Dedekind defined the real numbers as the elements of a tight bicompletion of the linear order of the rational numbers. A bicompletion of a poset is tight when it preserves any infima and suprema that already exist. In the 1930s, MacNeille generalized Dedekind's approach and constructed tight bicompletions of arbitrary posets. In his Lectures on Completions of Categories (published in 1966 as vol. 24 of  Springer Lecture Note in Mathematics), Lambek spelled out the categorical generalizations of all of the main poset completions except of the one due to Dedekind and MacNeille, which he enunciated as an open problem. In 1972, Isbell showed that the group Z_4 cannot have a tight bicompletion under limits and colimits.  

Isbell's result, however, did not close Lambek's Problem, but broadened it. While the tight bicompletions of categories may not exist for all limits and colimits, for general reasons they must exist for suitable tight families of limits and colimits, where every limit is also a colimit and every colimit is also a limit.
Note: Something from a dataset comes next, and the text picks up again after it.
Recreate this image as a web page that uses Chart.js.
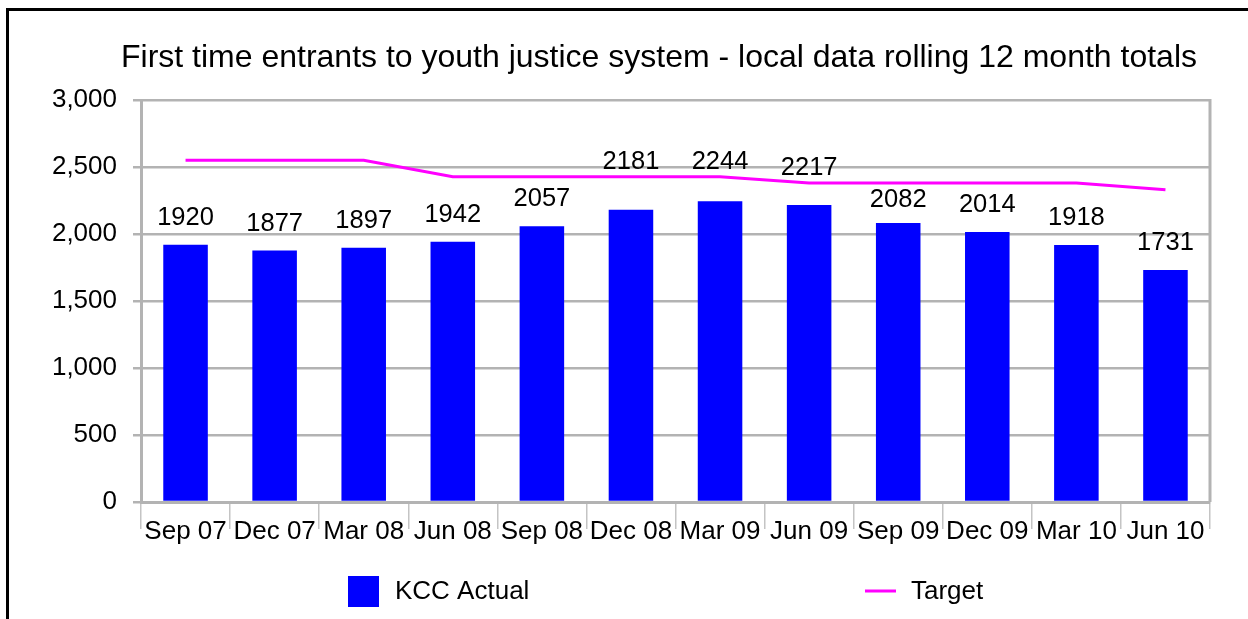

Lambek's Problem thus boils down to characterizing the tight limits and colimits for which tight bicompletions exist. I present a solution of this problem. 

Remarkably, the general reasons why tight bicompletions under must exist, and the techniques for their construction, emerged from a particular application in data analysis, where the categorical approach captures source dependencies. A concrete practical application gave rise to a solution of a category theoretical problem.